Handling missing data is a crucial step in data preprocessing, as it directly impacts the quality and reliability of the analysis. The approach to managing missing data depends on the nature and extent of the gaps, as well as the goals of the analysis. Common strategies include:
1. Understanding the Nature of Missing Data:
- Identify patterns in missing data, whether random (Missing Completely at Random, MCAR), systematic (Missing at Random, MAR), or dependent on unobserved variables (Not Missing at Random, NMAR).
- Analyze how missing data might bias the results.
2. Deletion Methods:
- Listwise Deletion: Remove rows with any missing values. Useful when the dataset is large, and missing values are sparse.

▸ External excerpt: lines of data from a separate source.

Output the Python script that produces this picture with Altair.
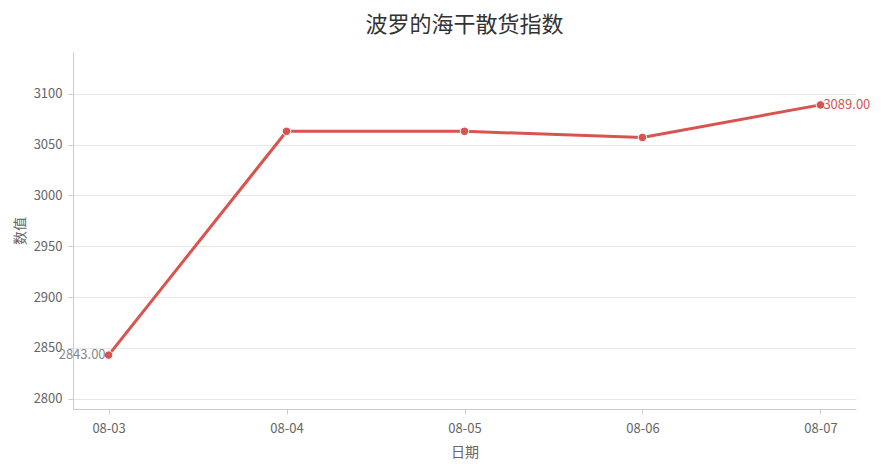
import altair as alt
import pandas as pd

dates = ["08-03", "08-04", "08-05", "08-06", "08-07"]
values = [2843.0, 3063.0, 3063.0, 3057.0, 3089.0]

first_label = ["2843.00"]
last_label = ["3089.00"]

FONT = "Noto Sans CJK SC"
RED = "#d9534f"

df = pd.DataFrame({"date": dates, "value": values})
df_first = pd.DataFrame({"date": [dates[0]], "value": [values[0]], "label": first_label})
df_last = pd.DataFrame({"date": [dates[-1]], "value": [values[-1]], "label": last_label})

x_enc = alt.X("date:O", title="日期", sort=dates,
              scale=alt.Scale(type="point", padding=0.2),
              axis=alt.Axis(labelAngle=0, grid=False, tickSize=5, labelPadding=8,
                            titlePadding=10))
y_enc = alt.Y("value:Q", title="数值",
              scale=alt.Scale(domain=[2790, 3141], nice=False, zero=False),
              axis=alt.Axis(values=[2800, 2850, 2900, 2950, 3000, 3050, 3100], format="d",
                            tickSize=5, labelPadding=6, titlePadding=6, grid=True))

base = alt.Chart(df).encode(x=x_enc, y=y_enc)
line = base.mark_line(color=RED, strokeWidth=3)
pts = base.mark_point(color=RED, fill=RED, filled=True, size=72, opacity=1,
                      stroke="white", strokeWidth=1)

lab1 = alt.Chart(df_first).mark_text(align="right", baseline="middle", dx=-3, dy=0,
                                     fontSize=13, color="#888888", font=FONT).encode(
    x=alt.X("date:O", sort=dates), y="value:Q", text="label:N")
lab2 = alt.Chart(df_last).mark_text(align="left", baseline="middle", dx=3, dy=0,
                                    fontSize=13, color=RED, font=FONT).encode(
    x=alt.X("date:O", sort=dates), y="value:Q", text="label:N")

chart = (line + pts + lab1 + lab2).properties(
    width=783, height=357,
    title=alt.TitleParams("波罗的海干散货指数", fontSize=22, font=FONT, color="#333333",
                          fontWeight="normal", anchor="middle", offset=15),
    autosize=alt.AutoSizeParams(type="none"),
    padding={"left": 65, "top": 44, "right": 20, "bottom": 58},
    background="white",
).configure_view(strokeWidth=0).configure_axis(
    labelFont=FONT, titleFont=FONT, labelFontSize=13, titleFontSize=14,
    labelColor="#666666", titleColor="#666666", titleFontWeight="normal",
    domainColor="#cccccc", tickColor="#cccccc", gridColor="#e6e6e6",
)

chart.save("out.html", embed_options={"renderer": "svg", "actions": False})
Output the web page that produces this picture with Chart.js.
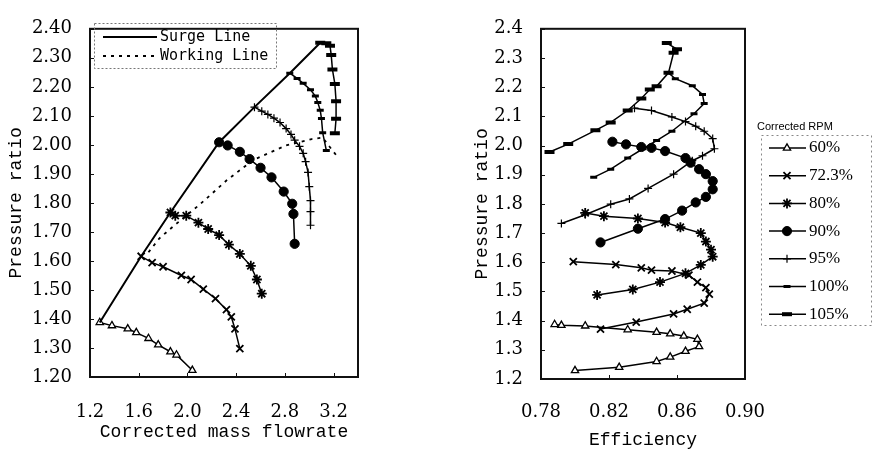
<!DOCTYPE html>
<html>
<head>
<meta charset="utf-8">
<script src="https://cdn.jsdelivr.net/npm/chart.js@4.4.1/dist/chart.umd.min.js"></script>
<style>
    body { margin: 0; background: #fff; }
    #wrap { position: relative; width: 873px; height: 457px; }
    #mapChart { position: absolute; left: 0; top: 0; }
    #effChart { position: absolute; left: 440px; top: 0; }
</style>
</head>
<body>
<div id="wrap">
    <canvas id="mapChart" width="440" height="457"></canvas>
    <canvas id="effChart" width="433" height="457"></canvas>
</div>
<script>
// speed lines (corrected RPM)
var speeds = ['60%', '72.3%', '80%', '90%', '95%', '100%', '105%'];

// left: corrected mass flowrate vs pressure ratio
var flow60 = [1.28, 1.38, 1.51, 1.58, 1.68, 1.76, 1.86, 1.91, 2.04];
var pr60 = [1.388, 1.377, 1.366, 1.353, 1.333, 1.311, 1.287, 1.276, 1.223];
var flow72 = [1.62, 1.71, 1.80, 1.95, 2.03, 2.13, 2.23, 2.32, 2.36, 2.39, 2.43];
var pr72 = [1.616, 1.594, 1.580, 1.550, 1.536, 1.503, 1.470, 1.432, 1.407, 1.366, 1.298];
var flow80 = [1.86, 1.90, 1.99, 2.09, 2.17, 2.26, 2.34, 2.43, 2.52, 2.57, 2.61];
var pr80 = [1.767, 1.756, 1.756, 1.732, 1.710, 1.689, 1.656, 1.624, 1.583, 1.536, 1.487];
var flow90 = [2.26, 2.33, 2.43, 2.51, 2.60, 2.69, 2.79, 2.86, 2.87, 2.88];
var pr90 = [2.009, 1.998, 1.976, 1.951, 1.921, 1.888, 1.839, 1.797, 1.762, 1.659];
var flow95 = [2.55, 2.61, 2.66, 2.71, 2.76, 2.81, 2.85, 2.88, 2.92, 2.95, 2.97, 2.99, 3.00, 3.01, 3.01, 3.01];
var pr95 = [2.130, 2.116, 2.105, 2.092, 2.077, 2.056, 2.036, 2.016, 1.995, 1.971, 1.942, 1.905, 1.856, 1.808, 1.770, 1.723];
var flow100 = [2.84, 2.90, 2.95, 3.01, 3.05, 3.07, 3.09, 3.10, 3.11, 3.14];
var pr100 = [2.247, 2.229, 2.212, 2.190, 2.168, 2.146, 2.119, 2.091, 2.042, 1.981];
var flow105 = [3.09, 3.14, 3.17, 3.18, 3.19, 3.21, 3.22, 3.22, 3.21];
var pr105 = [2.352, 2.350, 2.342, 2.310, 2.260, 2.210, 2.150, 2.090, 2.040];
var surgeFlow = [1.28, 1.62, 1.86, 2.26, 2.55, 2.84, 3.09];
var surgePr = [1.388, 1.616, 1.767, 2.009, 2.130, 2.247, 2.352];
var workFlow = [1.68, 1.77, 1.88, 2.10, 2.32, 2.54, 2.81, 3.02, 3.11, 3.17, 3.22];
var workPr = [1.630, 1.678, 1.718, 1.794, 1.877, 1.948, 1.998, 2.020, 2.025, 1.992, 1.965];

// right: efficiency vs pressure ratio
var eff60 = [0.788, 0.792, 0.806, 0.831, 0.848, 0.856, 0.864, 0.872, 0.873, 0.865, 0.856, 0.848, 0.826, 0.800];
var effPr60 = [1.387, 1.384, 1.382, 1.369, 1.360, 1.355, 1.347, 1.336, 1.311, 1.295, 1.275, 1.260, 1.240, 1.229];
var eff72 = [0.799, 0.824, 0.839, 0.845, 0.857, 0.867, 0.872, 0.877, 0.879, 0.876, 0.866, 0.858, 0.836, 0.815];
var effPr72 = [1.602, 1.592, 1.581, 1.573, 1.570, 1.556, 1.532, 1.513, 1.491, 1.460, 1.439, 1.423, 1.395, 1.371];
var eff80 = [0.806, 0.817, 0.837, 0.853, 0.862, 0.874, 0.877, 0.880, 0.881, 0.874, 0.865, 0.850, 0.834, 0.813];
var effPr80 = [1.769, 1.758, 1.750, 1.736, 1.720, 1.700, 1.671, 1.643, 1.619, 1.591, 1.562, 1.532, 1.507, 1.488];
var eff90 = [0.822, 0.830, 0.839, 0.845, 0.853, 0.865, 0.868, 0.873, 0.877, 0.881, 0.881, 0.877, 0.871, 0.863, 0.853, 0.837, 0.815];
var effPr90 = [2.013, 2.004, 1.995, 1.992, 1.981, 1.957, 1.941, 1.919, 1.902, 1.878, 1.850, 1.824, 1.805, 1.777, 1.748, 1.715, 1.668];
var eff95 = [0.835, 0.845, 0.857, 0.865, 0.871, 0.876, 0.881, 0.882, 0.875, 0.869, 0.858, 0.843, 0.832, 0.821, 0.806, 0.792];
var effPr95 = [2.128, 2.120, 2.098, 2.082, 2.066, 2.049, 2.024, 1.989, 1.965, 1.948, 1.902, 1.853, 1.817, 1.799, 1.763, 1.733];
var eff100 = [0.855, 0.859, 0.869, 0.875, 0.876, 0.870, 0.857, 0.848, 0.840, 0.831, 0.821, 0.811];
var effPr100 = [2.249, 2.229, 2.205, 2.175, 2.144, 2.109, 2.049, 2.017, 1.989, 1.957, 1.919, 1.891];
var eff105 = [0.854, 0.860, 0.858, 0.855, 0.848, 0.844, 0.839, 0.831, 0.821, 0.812, 0.796, 0.785];
var effPr105 = [2.351, 2.330, 2.318, 2.249, 2.203, 2.192, 2.161, 2.120, 2.079, 2.052, 2.005, 1.978];

// tick labels
var flowTicks = [1.2, 1.6, 2.0, 2.4, 2.8, 3.2];
var effTicks = [0.78, 0.82, 0.86, 0.90];
var prTicks = [1.2, 1.3, 1.4, 1.5, 1.6, 1.7, 1.8, 1.9, 2.0, 2.1, 2.2, 2.3, 2.4];

var markers = {
    '60%':   { pointStyle: 'triangle', radius: 4.2, fill: '#fff', bw: 1.3 },
    '72.3%': { pointStyle: 'crossRot', radius: 5, fill: '#000', bw: 1.8 },
    '80%':   { pointStyle: 'star', radius: 5, fill: '#000', bw: 1.8 },
    '90%':   { pointStyle: 'circle', radius: 4.6, fill: '#000', bw: 1 },
    '95%':   { pointStyle: 'cross', radius: 4, fill: '#000', bw: 1.2 },
    '100%':  { pointStyle: 'line', radius: 3.5, fill: '#000', bw: 3 },
    '105%':  { pointStyle: 'line', radius: 5, fill: '#000', bw: 4 }
};

function pts(xs, ys) {
    return xs.map(function (x, i) { return { x: x, y: ys[i] }; });
}

function speedSet(name, xs, ys) {
    var m = markers[name];
    return {
        label: name,
        data: pts(xs, ys),
        showLine: true,
        borderColor: '#000',
        borderWidth: 1.5,
        pointStyle: m.pointStyle,
        pointRadius: m.radius,
        pointBackgroundColor: m.fill,
        pointBorderColor: '#000',
        pointBorderWidth: m.bw
    };
}

function setTicks(list) {
    return function (axis) {
        axis.ticks = list.map(function (v) { return { value: v }; });
    };
}

var frame = {
    id: 'frame',
    afterDraw: function (chart) {
        var ctx = chart.ctx, a = chart.chartArea, sx = chart.scales.x, sy = chart.scales.y;
        ctx.save();
        ctx.strokeStyle = '#111';
        ctx.lineWidth = 1;
        ctx.beginPath();
        sy.ticks.forEach(function (t) {
            var y = Math.round(sy.getPixelForValue(t.value)) + 0.5;
            ctx.moveTo(a.left, y); ctx.lineTo(a.left + 4, y);
        });
        sx.ticks.forEach(function (t) {
            var x = Math.round(sx.getPixelForValue(t.value)) + 0.5;
            ctx.moveTo(x, a.bottom); ctx.lineTo(x, a.bottom - 4);
        });
        ctx.stroke();
        ctx.lineWidth = 2;
        ctx.strokeRect(a.left, a.top, a.right - a.left, a.bottom - a.top);
        ctx.restore();
    }
};

var lineLegend = {
    id: 'lineLegend',
    afterDraw: function (chart) {
        var ctx = chart.ctx;
        ctx.save();
        ctx.strokeStyle = '#777';
        ctx.lineWidth = 1;
        ctx.setLineDash([2, 2]);
        ctx.strokeRect(94.5, 23.5, 182, 45);
        ctx.strokeStyle = '#000';
        ctx.lineWidth = 1.8;
        ctx.setLineDash([]);
        ctx.beginPath(); ctx.moveTo(103, 37); ctx.lineTo(157, 37); ctx.stroke();
        ctx.setLineDash([3, 5]);
        ctx.beginPath(); ctx.moveTo(103, 56); ctx.lineTo(157, 56); ctx.stroke();
        ctx.setLineDash([]);
        ctx.fillStyle = '#000';
        ctx.font = '15px "DejaVu Sans Mono"';
        ctx.textBaseline = 'middle';
        ctx.fillText('Surge Line', 160, 37);
        ctx.fillText('Working Line', 160, 56);
        ctx.restore();
    }
};

var rpmLegend = {
    id: 'rpmLegend',
    afterDraw: function (chart) {
        var ctx = chart.ctx;
        ctx.save();
        ctx.fillStyle = '#000';
        ctx.textBaseline = 'middle';
        ctx.font = '11px "Liberation Sans"';
        ctx.fillText('Corrected RPM', 317, 127);
        ctx.strokeStyle = '#888';
        ctx.lineWidth = 1;
        ctx.setLineDash([2, 3]);
        ctx.strokeRect(321.5, 135.5, 110, 190);
        ctx.setLineDash([]);
        ctx.font = '17px "Liberation Serif"';
        speeds.forEach(function (s, i) {
            var y = 148 + i * 27.7, m = markers[s];
            ctx.strokeStyle = '#000';
            ctx.lineWidth = 1.5;
            ctx.beginPath(); ctx.moveTo(329, y); ctx.lineTo(366, y); ctx.stroke();
            ctx.fillStyle = m.fill;
            ctx.lineWidth = m.bw;
            Chart.helpers.drawPoint(ctx, { pointStyle: m.pointStyle, radius: m.radius, borderWidth: m.bw, rotation: 0 }, 347, y);
            ctx.fillStyle = '#000';
            ctx.fillText(s, 369, y);
        });
        ctx.restore();
    }
};

var serifTick = { family: 'DejaVu Serif', size: 18 };
var monoTitle = { family: 'Liberation Mono', size: 18 };

var mapChart = new Chart(document.getElementById('mapChart').getContext('2d'), {
    type: 'scatter',
    data: {
        datasets: [
            {
                label: 'Surge Line', data: pts(surgeFlow, surgePr), showLine: true,
                borderColor: '#000', borderWidth: 2, pointRadius: 0
            },
            {
                label: 'Working Line', data: pts(workFlow, workPr), showLine: true,
                borderColor: '#000', borderWidth: 1.8, borderDash: [3, 5], pointRadius: 0
            },
            speedSet('60%', flow60, pr60),
            speedSet('72.3%', flow72, pr72),
            speedSet('80%', flow80, pr80),
            speedSet('90%', flow90, pr90),
            speedSet('95%', flow95, pr95),
            speedSet('100%', flow100, pr100),
            speedSet('105%', flow105, pr105)
        ]
    },
    options: {
        responsive: false,
        animation: false,
        layout: { padding: { left: 0, right: 82, top: 13, bottom: 0 } },
        plugins: { legend: { display: false }, tooltip: { enabled: false } },
        scales: {
            x: {
                min: 1.2, max: 3.4,
                afterBuildTicks: setTicks(flowTicks),
                afterFit: function (s) { s.height = 80; },
                grid: { display: false, drawTicks: false }, border: { display: false },
                ticks: { color: '#000', font: serifTick, padding: 25, maxRotation: 0,
                    callback: function (v) { return v.toFixed(1); } },
                title: { display: true, text: 'Corrected mass flowrate', color: '#000', font: monoTitle, padding: { top: 0, bottom: 14 } }
            },
            y: {
                min: 1.2, max: 2.4,
                afterBuildTicks: setTicks(prTicks),
                afterFit: function (s) { s.width = 90; },
                grid: { display: false, drawTicks: false }, border: { display: false },
                ticks: { color: '#000', font: serifTick, padding: 18,
                    callback: function (v) { return v.toFixed(2); } },
                title: { display: true, text: 'Pressure ratio', color: '#000', font: monoTitle, padding: { top: 5, bottom: 0 } }
            }
        }
    },
    plugins: [frame, lineLegend]
});

var effChart = new Chart(document.getElementById('effChart').getContext('2d'), {
    type: 'scatter',
    data: {
        datasets: [
            speedSet('60%', eff60, effPr60),
            speedSet('72.3%', eff72, effPr72),
            speedSet('80%', eff80, effPr80),
            speedSet('90%', eff90, effPr90),
            speedSet('95%', eff95, effPr95),
            speedSet('100%', eff100, effPr100),
            speedSet('105%', eff105, effPr105)
        ]
    },
    options: {
        responsive: false,
        animation: false,
        layout: { padding: { left: 0, right: 128, top: 11, bottom: 0 } },
        plugins: { legend: { display: false }, tooltip: { enabled: false } },
        scales: {
            x: {
                min: 0.78, max: 0.90,
                afterBuildTicks: setTicks(effTicks),
                afterFit: function (s) { s.height = 78; },
                grid: { display: false, drawTicks: false }, border: { display: false },
                ticks: { color: '#000', font: serifTick, padding: 23, maxRotation: 0,
                    callback: function (v) { return v.toFixed(2); } },
                title: { display: true, text: 'Efficiency', color: '#000', font: monoTitle, padding: { top: 0, bottom: 6 } }
            },
            y: {
                min: 1.2, max: 2.4,
                afterBuildTicks: setTicks(prTicks),
                afterFit: function (s) { s.width = 101; },
                grid: { display: false, drawTicks: false }, border: { display: false },
                ticks: { color: '#000', font: serifTick, padding: 18,
                    callback: function (v) { return v.toFixed(1); } },
                title: { display: true, text: 'Pressure ratio', color: '#000', font: monoTitle, padding: { top: 31, bottom: 0 } }
            }
        }
    },
    plugins: [frame, rpmLegend]
});
</script>
</body>
</html>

- Pairwise Deletion: Use all available data for each analysis without discarding entire rows.
3. Imputation Techniques:
- Mean/Median/Mode Imputation: Replace missing values with the mean, median, or mode of the column.
- Forward or Backward Fill: Use adjacent values in time-series data to fill gaps.
- K-Nearest Neighbors (KNN): Predict missing values using similar rows in the dataset.
- Model-Based Imputation: Use regression, decision trees, or machine learning models to estimate missing values.
4. Advanced Methods:
- Multiple Imputation: Generate multiple datasets with estimated values, analyze each, and combine results to account for uncertainty.
- Data Augmentation: Use probabilistic models to simulate missing data.
5. Using Indicators: Add a new column indicating whether a value was missing, which can preserve information about missingness.
Choosing the right method depends on the dataset's size, type, and the importance of the missing data's context. Proper handling ensures robust, unbiased analysis and meaningful results.